What is the Environmental Protection Agency?
Jul 14 2014 Comments 0
The United States Environmental Protection Agency (EPA) is a government organisation that exists solely to protect human health and the environment. It is the only agency in the United States with the right to create and enforce environmental policies. The EPA is governed by an administrator (who reports directly to the president of the United States) and is headquartered in Washington DC.
A Brief History of the EPA
During the 1950s and 1960s the American public became increasingly concerned about ecological issues, particularly the impact of human activity on the environment.
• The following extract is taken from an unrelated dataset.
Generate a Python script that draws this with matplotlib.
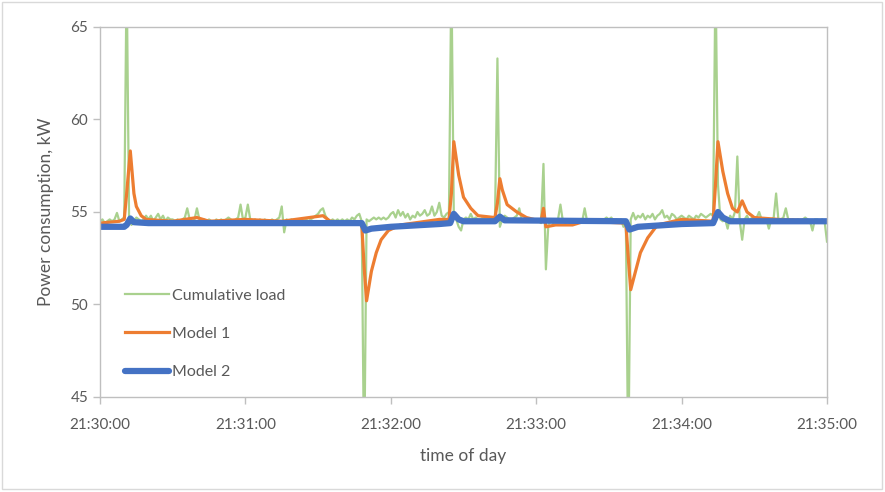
import matplotlib
matplotlib.use("Agg")
import matplotlib.pyplot as plt
from matplotlib.patches import Rectangle

# seconds after 21:30:00
GREEN_T = list(range(0, 301))
GREEN = [
    54.5, 54.6, 54.4, 54.5, 54.6, 54.5, 54.6, 54.95, 54.5, 54.6,
    54.7, 68.0, 54.6, 54.3, 54.5, 54.7, 54.6, 54.5, 54.6, 54.8,
    54.6, 54.8, 54.5, 54.7, 54.9, 54.6, 54.8, 54.5, 54.7, 54.6,
    54.6, 54.5, 54.6, 54.5, 54.6, 54.7, 55.2, 54.6, 54.5, 54.6,
    55.2, 54.6, 54.5, 54.6, 54.5, 54.6, 54.5, 54.4, 54.6, 54.5,
    54.6, 54.5, 54.6, 54.7, 54.6, 54.5, 54.6, 54.7, 55.4, 54.6,
    54.7, 55.4, 54.6, 54.5, 54.6, 54.5, 54.6, 54.5, 54.6, 54.5,
    54.5, 54.6, 54.5, 54.6, 54.7, 55.3, 53.9, 54.6, 54.5, 54.6,
    54.5, 54.6, 54.5, 54.6, 54.5, 54.6, 54.5, 54.6, 54.7, 54.8,
    54.9, 55.1, 55.2, 54.8, 54.6, 54.5, 54.6, 54.5, 54.6, 54.5,
    54.6, 54.5, 54.6, 54.5, 54.7, 54.6, 54.8, 54.9, 54.5, 41.0,
    54.6, 54.5, 54.6, 54.7, 54.6, 54.7, 54.6, 54.7, 54.6, 54.7,
    54.9, 55.0, 54.7, 55.1, 54.8, 55.0, 54.7, 54.9, 54.6, 54.8,
    54.7, 55.0, 54.8, 54.9, 55.1, 54.8, 54.9, 55.3, 54.8, 55.0,
    55.5, 54.8, 54.7, 54.9, 55.0, 68.0, 54.8, 54.6, 54.2, 54.0,
    54.6, 54.7, 54.6, 54.9, 54.6, 54.7, 54.6, 54.6, 54.7, 54.6,
    54.6, 54.7, 54.6, 54.7, 63.3, 54.2, 54.6, 54.8, 54.7, 54.6,
    54.6, 54.7, 54.8, 55.2, 54.6, 54.5, 54.6, 54.5, 54.6, 54.5,
    54.6, 54.5, 54.4, 57.6, 51.9, 54.3, 54.5, 54.4, 54.5, 54.6,
    55.4, 54.5, 54.4, 54.5, 54.4, 54.5, 54.4, 54.5, 54.6, 54.5,
    55.2, 54.5, 54.6, 54.5, 54.6, 54.5, 54.6, 54.5, 54.6, 54.7,
    54.6, 54.7, 54.5, 54.6, 54.5, 54.6, 54.2, 54.4, 41.0, 54.6,
    54.95, 54.6, 54.8, 54.7, 54.9, 54.6, 54.8, 54.7, 54.9, 54.6,
    54.8, 54.9, 55.1, 54.7, 54.8, 54.6, 54.9, 54.8, 54.6, 54.7,
    54.8, 54.7, 54.6, 54.8, 54.7, 54.6, 54.8, 54.7, 54.9, 54.8,
    54.7, 54.8, 54.9, 54.8, 68.0, 56.5, 54.6, 54.5, 54.6, 54.1,
    54.8, 54.6, 55.0, 58.0, 54.5, 53.5, 54.6, 54.8, 54.5, 54.7,
    54.6, 54.7, 55.0, 54.6, 54.5, 54.6, 54.1, 54.6, 54.7, 56.0,
    54.5, 54.6, 54.7, 55.2, 54.6, 54.5, 54.6, 54.5, 54.6, 54.5,
    54.6, 54.7, 54.6, 54.5, 54.0, 54.6, 54.6, 54.5, 54.6, 54.5,
    53.4,
]

ORANGE_T = [0, 8, 10, 11, 12.5, 14, 15, 17, 19, 30, 40, 45, 60, 75, 92, 95,
            108, 109, 110, 112, 114, 116, 119, 124, 140, 144, 145, 146, 148,
            150, 153, 156, 163, 164, 165, 166, 168, 172, 176, 182, 183, 184,
            188, 195, 200, 217, 218, 219, 221, 223, 226, 230, 240, 253, 254,
            255, 257, 259, 261, 263, 265, 267, 270, 280, 300]
ORANGE = [54.4, 54.5, 54.6, 56.0, 58.3, 56.0, 55.3, 54.8, 54.6, 54.5, 54.7,
          54.5, 54.6, 54.5, 54.8, 54.5, 54.4, 52.0, 50.2, 51.8, 52.8, 53.5,
          54.0, 54.3, 54.6, 54.6, 56.0, 58.8, 57.0, 55.8, 55.2, 54.8, 54.7,
          55.5, 56.8, 56.2, 55.4, 55.0, 54.7, 54.5, 55.2, 54.2, 54.3, 54.3,
          54.5, 54.4, 52.5, 50.8, 51.8, 52.8, 53.6, 54.3, 54.6, 54.5, 56.5,
          58.8, 57.2, 56.0, 55.2, 55.0, 55.6, 55.0, 54.7, 54.6, 54.5]

BLUE_T = [0, 10, 11, 12.5, 14, 20, 100, 108, 109.5, 112, 120, 140, 144.5,
          146, 148, 150, 163, 165, 167, 217, 218.5, 222, 240, 253, 255, 257,
          260, 300]
BLUE = [54.2, 54.2, 54.3, 54.65, 54.45, 54.4, 54.4, 54.4, 54.0, 54.1, 54.2,
        54.35, 54.4, 54.9, 54.6, 54.5, 54.5, 54.75, 54.55, 54.5, 54.05, 54.2,
        54.35, 54.4, 55.0, 54.7, 54.5, 54.5]

TICK_SEC = [0, 60, 120, 180, 240, 300]
TICK_LABELS = ["21:30:00", "21:31:00", "21:32:00", "21:33:00", "21:34:00", "21:35:00"]

plt.rcParams["font.family"] = ["Lato", "DejaVu Sans"]
GRAY = "#bfbfbf"
TEXT = "#595959"

fig = plt.figure(figsize=(8.85, 4.92), dpi=100)
ax = fig.add_axes([100 / 885, 95 / 492, 727 / 885, 370 / 492])

ax.plot(GREEN_T, GREEN, color="#a9d18e", lw=1.6, label="Cumulative load")
ax.plot(ORANGE_T, ORANGE, color="#ed7d31", lw=2.3, label="Model 1")
ax.plot(BLUE_T, BLUE, color="#4472c4", lw=4.5, solid_capstyle="round",
        label="Model 2")

ax.set_xlim(0, 300)
ax.set_ylim(45, 65)
ax.set_xticks(TICK_SEC, TICK_LABELS)
ax.set_yticks([45, 50, 55, 60, 65])
ax.tick_params(colors=GRAY, labelcolor=TEXT, labelsize=11, length=5, width=1)
ax.tick_params(axis="x", pad=10)
for s in ax.spines.values():
    s.set_color(GRAY)
    s.set_linewidth(1)

ax.set_xlabel("time of day", fontsize=12.5, color=TEXT, labelpad=12)
ax.set_ylabel("Power consumption, kW", fontsize=12.5, color=TEXT, labelpad=12)

leg = ax.legend(loc="upper left", bbox_to_anchor=(0.025, 0.31), frameon=False,
                fontsize=11.5, labelspacing=1.5, handlelength=2.8,
                handletextpad=0.15, borderaxespad=0)
for t in leg.get_texts():
    t.set_color(TEXT)

fig.patches.append(Rectangle((2 / 885, 3 / 492), 880 / 885, 487 / 492,
                             transform=fig.transFigure, fill=False,
                             edgecolor="#d9d9d9", lw=1))

fig.savefig("out.png", dpi=100)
The widespread use of toxic pesticides caused alarm, particularly after Rachel Carson’s damning book Silent Spring was published in 1962. During the 60s a number of revolts took place in response to the bulldozing of communities and ecosystems for the construction of the Interstate Highway System. Finally, in 1969 the catastrophic Santa Barbara Oil Spill (the third largest disaster of its kind to date) incurred public outcry and the government was forced to act.
The National Environmental Policy Act of 1969 (NEPA) which promised to preserve and enhance the environment was created in response. The EPA was later formed in 1970 when President Nixon recognised the need for a single agency to deal with all environmental legislation. Environmental issues (such as air pollution and waste management) that had previously been assigned to other government agencies were now unified and managed by a single bureau.
What Does the EPA Do?
The Environmental Protection Agency establishes environmental legislation, enforces cleanup programs, conducts important research and funds education initiatives. In short, it does everything it can to protect the environment with the help of some 18,000 employees and community volunteer groups.
In its early days the EPA worked to make general environmental improvements. Important policies included the Clean Air Act of 1970, the Federal Environmental Pesticide Control Act of 1972 and the Clean Water Act of 1972. In 1980 the Comprehensive Environmental Response, Compensation, and Liability Act (CERCLA) was founded. Known affectionately to most Americans as ‘Superfund’, this policy targeted the unprecedented number of abandoned sites that required cleanup. These sites, often factories, mines or landfills were highly toxic and therefore posed a risk to human and environmental health.
Today, the EPA is responsible for upholding 12 major laws. To do this, the agency runs more than 100 programs dedicated to the following areas; air, pollution prevention, wastes and recycling, toxics and chemicals, water and pesticides. To learn more about EPA policies, read the article Meeting Tier 3 Requirements with Ease and Precision.
Like any government agency, the EPA is subject to a great deal of criticism. In 2007, the Supreme Court sided with Massachusetts environmentalists who claimed the EPA was ‘shirking’ responsibilities. During George W. Bush’s administration the EPA faced a great deal of controversy as well as lawsuits, investigations and high-profile resignations.